### Task to carry out
Copy the listing below in full and skip every picture.

### Available data
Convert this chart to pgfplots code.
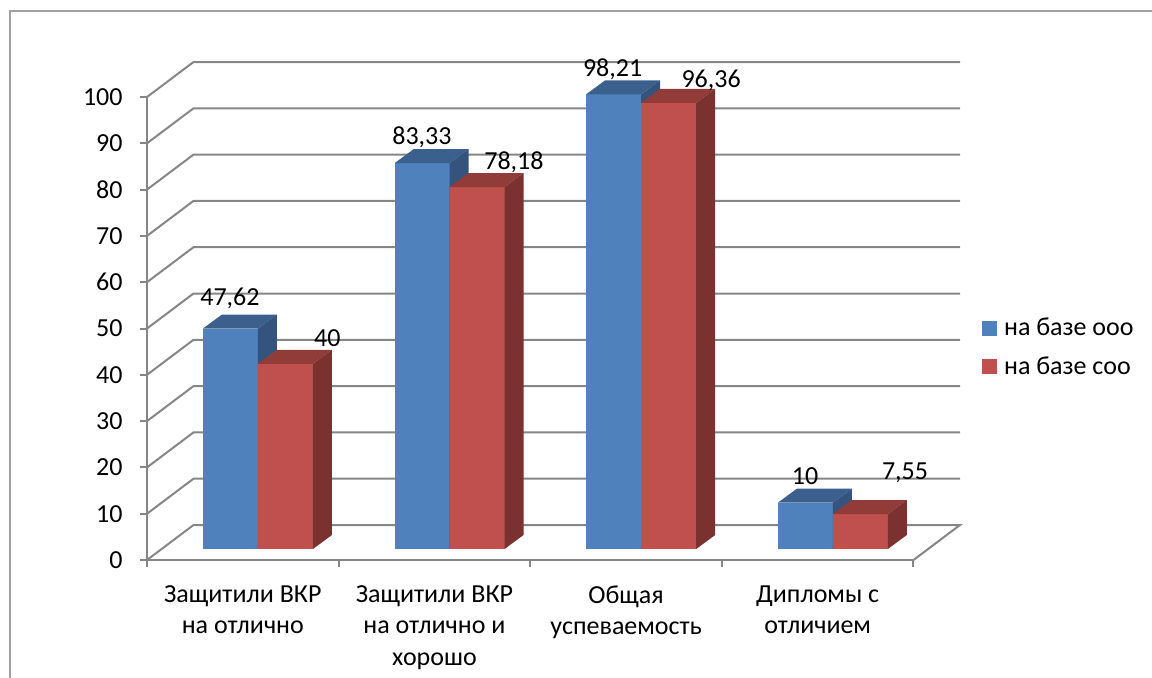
\documentclass[border=0pt]{standalone}
\usepackage{pgfplots}
\pgfplotsset{compat=1.18}
\usepackage{fontspec}
\setmainfont{Carlito}
\definecolor{bfront}{RGB}{79,129,189}
\definecolor{btop}{RGB}{60,96,142}
\definecolor{bside}{RGB}{52,84,126}
\definecolor{rfront}{RGB}{192,80,77}
\definecolor{rtop}{RGB}{145,60,57}
\definecolor{rside}{RGB}{122,49,47}
\definecolor{gridc}{RGB}{134,134,134}
\definecolor{framec}{RGB}{160,160,160}
% bar geometry (axis units)
\def\bw{0.287}
\def\ddx{0.099}
\def\ddy{3.02}
\def\bb{2.376}
\newcommand{\tdbar}[5]{%
 \pgfmathsetmacro\xa{#1}%
 \pgfmathsetmacro\xb{#1+\bw}%
 \pgfmathsetmacro\xc{#1+\bw+\ddx}%
 \pgfmathsetmacro\xd{#1+\ddx}%
 \pgfmathsetmacro\ya{\bb}%
 \pgfmathsetmacro\yb{\bb+#2}%
 \pgfmathsetmacro\yc{\bb+#2+\ddy}%
 \pgfmathsetmacro\yd{\bb+\ddy}%
 \edef\tmp{%
 \noexpand\addplot[fill=#3,draw=none,forget plot] coordinates {(\xa,\ya) (\xb,\ya) (\xb,\yb) (\xa,\yb)} -- cycle;
 \noexpand\addplot[fill=#4,draw=none,forget plot] coordinates {(\xa,\yb) (\xb,\yb) (\xc,\yc) (\xd,\yc)} -- cycle;
 \noexpand\addplot[fill=#5,draw=none,forget plot] coordinates {(\xb,\ya) (\xc,\yd) (\xc,\yc) (\xb,\yb)} -- cycle;
 }\tmp
}
\newcommand{\lf}{\fontsize{13}{15}\selectfont}
\begin{document}
\begin{tikzpicture}
\useasboundingbox (0,0) rectangle (576pt,338.5pt);
\draw[framec, line width=1pt] (5pt,-2pt) -- (5pt,333pt) -- (580pt,333pt);
\begin{axis}[
  at={(73.5pt,58.5pt)}, anchor=south west,
  scale only axis, width=383.25pt, height=231.5pt,
  xmin=0, xmax=4, ymin=0, ymax=100, clip=false,
  axis x line*=bottom, axis y line*=left,
  axis line style={gridc, line width=1pt},
  tick align=outside, major tick length=3.5pt,
  tick style={gridc, line width=1pt},
  ytick={0,10,...,100},
  yticklabel style={font=\lf, text=black, anchor=east, inner sep=0pt, xshift=-8.5pt},
  /pgf/number format/assume math mode=true,
  xtick={0,1,2,3,4}, xticklabels={},
  extra x ticks={0.5,1.5,2.5,3.5},
  extra x tick labels={{Защитили ВКР\\на отлично},{Защитили ВКР\\на отлично и\\хорошо},{Общая\\успеваемость},{Дипломы с\\отличием}},
  extra x tick style={major tick length=0pt, tick label style={font=\fontsize{13}{15.75}\selectfont, align=center, anchor=north, inner sep=0pt, yshift=-12.5pt}},
  legend image code/.code={\fill[#1] (0pt,-3.75pt) rectangle (7.5pt,3.75pt);},
  legend style={at={(1.089,0.459)}, anchor=west, draw=none, fill=none, font=\lf, row sep=9pt, inner sep=0pt, nodes={inner sep=0pt}, column sep=3.5pt},
  legend cell align=left,
]
% back wall, left wall, floor
\addplot[gridc, line width=1pt, forget plot] coordinates {(0,0) (0.2427,7.56) (4.2427,7.56) (4,0)};
\addplot[gridc, line width=1pt, forget plot] coordinates {(0,10) (0.2427,17.56) (4.2427,17.56)};
\addplot[gridc, line width=1pt, forget plot] coordinates {(0,20) (0.2427,27.56) (4.2427,27.56)};
\addplot[gridc, line width=1pt, forget plot] coordinates {(0,30) (0.2427,37.56) (4.2427,37.56)};
\addplot[gridc, line width=1pt, forget plot] coordinates {(0,40) (0.2427,47.56) (4.2427,47.56)};
\addplot[gridc, line width=1pt, forget plot] coordinates {(0,50) (0.2427,57.56) (4.2427,57.56)};
\addplot[gridc, line width=1pt, forget plot] coordinates {(0,60) (0.2427,67.56) (4.2427,67.56)};
\addplot[gridc, line width=1pt, forget plot] coordinates {(0,70) (0.2427,77.56) (4.2427,77.56)};
\addplot[gridc, line width=1pt, forget plot] coordinates {(0,80) (0.2427,87.56) (4.2427,87.56)};
\addplot[gridc, line width=1pt, forget plot] coordinates {(0,90) (0.2427,97.56) (4.2427,97.56)};
\addplot[gridc, line width=1pt, forget plot] coordinates {(0,100) (0.2427,107.56) (4.2427,107.56)};
% bars: на базе ооо (blue), на базе соо (red)
\tdbar{0.292}{47.62}{bfront}{btop}{bside}
\tdbar{0.579}{40}{rfront}{rtop}{rside}
\tdbar{1.292}{83.33}{bfront}{btop}{bside}
\tdbar{1.579}{78.18}{rfront}{rtop}{rside}
\tdbar{2.292}{98.21}{bfront}{btop}{bside}
\tdbar{2.579}{96.36}{rfront}{rtop}{rside}
\tdbar{3.292}{10}{bfront}{btop}{bside}
\tdbar{3.579}{7.55}{rfront}{rtop}{rside}
% data labels
\addplot[draw=none, forget plot, nodes near coords, point meta=explicit symbolic,
  nodes near coords style={anchor=center, font=\lf, inner sep=0pt, text=black}] table[meta=lab] {
x y lab
0.433 56.6 47,62
0.941 48.0 40
1.435 91.4 83,33
1.915 86.0 78,18
2.430 106.0 98,21
2.944 103.5 96,36
3.434 18.1 10
3.956 18.8 7,55
};
\addlegendimage{fill=bfront, draw=none}
\addlegendentry{на базе ооо}
\addlegendimage{fill=rfront, draw=none}
\addlegendentry{на базе соо}
\end{axis}
\end{tikzpicture}
\end{document}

### Correct result
Convert this chart to pgfplots code.
\documentclass[border=0pt]{standalone}
\usepackage{pgfplots}
\pgfplotsset{compat=1.18}
\usepackage{fontspec}
\setmainfont{Carlito}
\definecolor{bfront}{RGB}{79,129,189}
\definecolor{btop}{RGB}{60,96,142}
\definecolor{bside}{RGB}{52,84,126}
\definecolor{rfront}{RGB}{192,80,77}
\definecolor{rtop}{RGB}{145,60,57}
\definecolor{rside}{RGB}{122,49,47}
\definecolor{gridc}{RGB}{134,134,134}
\definecolor{framec}{RGB}{160,160,160}
% bar geometry (axis units)
\def\bw{0.287}
\def\ddx{0.099}
\def\ddy{3.02}
\def\bb{2.376}
\newcommand{\tdbar}[5]{%
 \pgfmathsetmacro\xa{#1}%
 \pgfmathsetmacro\xb{#1+\bw}%
 \pgfmathsetmacro\xc{#1+\bw+\ddx}%
 \pgfmathsetmacro\xd{#1+\ddx}%
 \pgfmathsetmacro\ya{\bb}%
 \pgfmathsetmacro\yb{\bb+#2}%
 \pgfmathsetmacro\yc{\bb+#2+\ddy}%
 \pgfmathsetmacro\yd{\bb+\ddy}%
 \edef\tmp{%
 \noexpand\addplot[fill=#3,draw=none,forget plot] coordinates {(\xa,\ya) (\xb,\ya) (\xb,\yb) (\xa,\yb)} -- cycle;
 \noexpand\addplot[fill=#4,draw=none,forget plot] coordinates {(\xa,\yb) (\xb,\yb) (\xc,\yc) (\xd,\yc)} -- cycle;
 \noexpand\addplot[fill=#5,draw=none,forget plot] coordinates {(\xb,\ya) (\xc,\yd) (\xc,\yc) (\xb,\yb)} -- cycle;
 }\tmp
}
\newcommand{\lf}{\fontsize{13}{15}\selectfont}
\begin{document}
\begin{tikzpicture}
\useasboundingbox (0,0) rectangle (576pt,338.5pt);
\draw[framec, line width=1pt] (5pt,-2pt) -- (5pt,333pt) -- (580pt,333pt);
\begin{axis}[
  at={(73.5pt,58.5pt)}, anchor=south west,
  scale only axis, width=383.25pt, height=231.5pt,
  xmin=0, xmax=4, ymin=0, ymax=100, clip=false,
  axis x line*=bottom, axis y line*=left,
  axis line style={gridc, line width=1pt},
  tick align=outside, major tick length=3.5pt,
  tick style={gridc, line width=1pt},
  ytick={0,10,...,100},
  yticklabel style={font=\lf, text=black, anchor=east, inner sep=0pt, xshift=-8.5pt},
  /pgf/number format/assume math mode=true,
  xtick={0,1,2,3,4}, xticklabels={},
  extra x ticks={0.5,1.5,2.5,3.5},
  extra x tick labels={{Защитили ВКР\\на отлично},{Защитили ВКР\\на отлично и\\хорошо},{Общая\\успеваемость},{Дипломы с\\отличием}},
  extra x tick style={major tick length=0pt, tick label style={font=\fontsize{13}{15.75}\selectfont, align=center, anchor=north, inner sep=0pt, yshift=-12.5pt}},
  legend image code/.code={\fill[#1] (0pt,-3.75pt) rectangle (7.5pt,3.75pt);},
  legend style={at={(1.089,0.459)}, anchor=west, draw=none, fill=none, font=\lf, row sep=9pt, inner sep=0pt, nodes={inner sep=0pt}, column sep=3.5pt},
  legend cell align=left,
]
% back wall, left wall, floor
\addplot[gridc, line width=1pt, forget plot] coordinates {(0,0) (0.2427,7.56) (4.2427,7.56) (4,0)};
\addplot[gridc, line width=1pt, forget plot] coordinates {(0,10) (0.2427,17.56) (4.2427,17.56)};
\addplot[gridc, line width=1pt, forget plot] coordinates {(0,20) (0.2427,27.56) (4.2427,27.56)};
\addplot[gridc, line width=1pt, forget plot] coordinates {(0,30) (0.2427,37.56) (4.2427,37.56)};
\addplot[gridc, line width=1pt, forget plot] coordinates {(0,40) (0.2427,47.56) (4.2427,47.56)};
\addplot[gridc, line width=1pt, forget plot] coordinates {(0,50) (0.2427,57.56) (4.2427,57.56)};
\addplot[gridc, line width=1pt, forget plot] coordinates {(0,60) (0.2427,67.56) (4.2427,67.56)};
\addplot[gridc, line width=1pt, forget plot] coordinates {(0,70) (0.2427,77.56) (4.2427,77.56)};
\addplot[gridc, line width=1pt, forget plot] coordinates {(0,80) (0.2427,87.56) (4.2427,87.56)};
\addplot[gridc, line width=1pt, forget plot] coordinates {(0,90) (0.2427,97.56) (4.2427,97.56)};
\addplot[gridc, line width=1pt, forget plot] coordinates {(0,100) (0.2427,107.56) (4.2427,107.56)};
% bars: на базе ооо (blue), на базе соо (red)
\tdbar{0.292}{47.62}{bfront}{btop}{bside}
\tdbar{0.579}{40}{rfront}{rtop}{rside}
\tdbar{1.292}{83.33}{bfront}{btop}{bside}
\tdbar{1.579}{78.18}{rfront}{rtop}{rside}
\tdbar{2.292}{98.21}{bfront}{btop}{bside}
\tdbar{2.579}{96.36}{rfront}{rtop}{rside}
\tdbar{3.292}{10}{bfront}{btop}{bside}
\tdbar{3.579}{7.55}{rfront}{rtop}{rside}
% data labels
\addplot[draw=none, forget plot, nodes near coords, point meta=explicit symbolic,
  nodes near coords style={anchor=center, font=\lf, inner sep=0pt, text=black}] table[meta=lab] {
x y lab
0.433 56.6 47,62
0.941 48.0 40
1.435 91.4 83,33
1.915 86.0 78,18
2.430 106.0 98,21
2.944 103.5 96,36
3.434 18.1 10
3.956 18.8 7,55
};
\addlegendimage{fill=bfront, draw=none}
\addlegendentry{на базе ооо}
\addlegendimage{fill=rfront, draw=none}
\addlegendentry{на базе соо}
\end{axis}
\end{tikzpicture}
\end{document}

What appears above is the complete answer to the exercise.